Topology optimization of compliant transmission systems for response minimization under harmonic base excitations

Abstract

High-precision systems often comprise many individual systems, each operating at its own frequency. However, the vibrations from one system can be transmitted to another, which yields a response. In high-tech applications where precision is crucial, such as compliant transmission systems, these responses are undesired as they result in a loss in precision. Topology optimization can be employed to directly include these unwanted vibrations in the design process of compliant mechanisms. However, the current literature only concerns simple beam structures and suffers from issues such as premature convergence and large intermediate-density areas. This thesis aims to employ topology optimization to design compliant transmission systems whilst simultaneously attenuating the effects of unwanted external vibrations in the form of base excitations. This is done by using an objective function capable of minimizing the displacement response of a structure whilst not suffering from the aforementioned issues. The found objective function relies on the principle of global minimization, which minimizes the largest displacements inside the structure resulting from the applied excitation. An extension of the current research is done by only minimizing a subset of the domain, obtaining a localized minimization whilst other areas of the domain are allowed to exhibit larger responses. These two minimization principles are then applied to the design of a compliant inverter mechanism, with local minimization considering two areas of interest: the entire mechanism area and the regions around the input and output of the mechanism.
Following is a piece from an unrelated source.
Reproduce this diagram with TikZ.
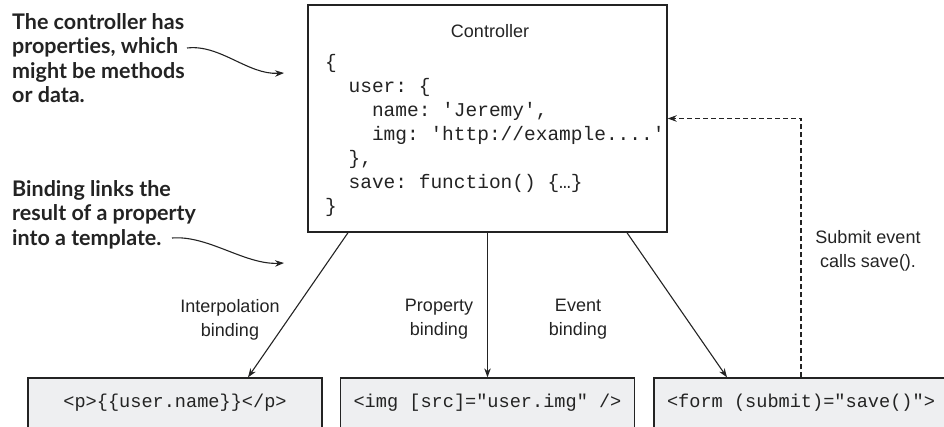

The results show that global minimization is able to obtain discrete results for a large range of frequencies. Local minimization of the mechanism area yields lower displacement responses and, for higher frequencies, resulting topologies with displacement behaviour similar to the principles of vibration absorption and vibration isolation. Decreasing the response area to be minimized only to cover the input and output regions of the mechanism yields inconclusive results in terms of obtaining lower displacement responses compared to local minimization of the mechanism area. A proof of concept for designing a compliant transmission system whilst minimizing the response to harmonic base excitations is established, demonstrating potential benefits for future research in this domain.